For most of human history (or, “civilised” human history, if you like) the most disappointing thing one could do would be to shame one’s ancestors. To break family honour or lose face in society was (and still generally is) a terrible matter. To have a parent or close relative say, “You have shamed us all” could send a person into a downward turn for the rest of his or her life (which may be spent in psychological or physical exile depending on the severity of the transgression).
One’s family has a certain amount of honour built up over generations; to shame it is seen as a theft. An act of shame may draw down heavily on the account and cause it all to collapse. I think, to some extent, the responsibility (or the burden, if one considers the extreme expectations of some families) of holding up the family name has diminished. We are, in “the West” at least, so focused on the individual’s accomplishments and failings that past glories (or downfalls) are of little importance. This is, of course, both liberating and damming. If my forefathers were scoundrels, I’ll probably not be held to attest for their misdeeds; but we also tend to neglect the history of goodwill and actions of many who have passed on (this is particularly emphasised by the loss of extended families and the mobility of society in general; we are no longer of a place—neither bound to its history or its future).
It is the future we have to address. Whereas we once took care not to shame our fathers and grandfathers, we now take even less care to honour our children and grandchildren. Our focus, as a society, seems to be entirely on the present; in this, we shame both past and future generations. This is not a shame belonging to any one family or lineage; my shame spreads to your family and yours to mine. It is like a cancer than begins in one cell and spreads to another till, system by system, it consumes everything.
We are consumers of all (often we are collectively referred to as such as in the somewhat telling economic term consumer confidence).

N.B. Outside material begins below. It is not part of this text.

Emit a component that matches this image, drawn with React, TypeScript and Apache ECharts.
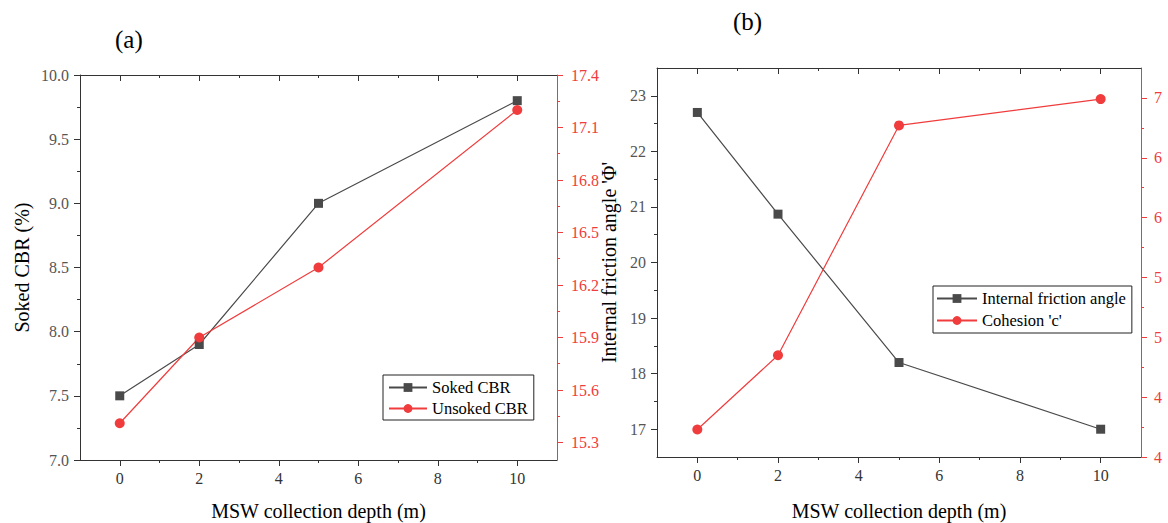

Our idealised frontiersmen forefathers might be forgiven for believing the Earth was an inexhaustible resource—we can have no such delusion. We are now openly stealing the fortunes of all who follow for our own temporary benefit. I’ve never heard someone openly wish a life of deprivation and despair for future generations; yet this is what we curse them with at almost every step. What greater shame or selfishness is there than this to lay upon the human family?
Note that I do not exempt myself; I am as complicit as the mass of others in a thousand little ways. But I do not wish to shame those who came before me—those who, no matter what we may now see as their missteps, believed they were building up a world for the better. I also do not wish to become a source of shame for those who follow. As I write this, I’m looking out my window at a group of children playing. I want none of them, as adults, to look back at me and say, “You knew; why could you not have been a source of change?” And what a radical change that must be.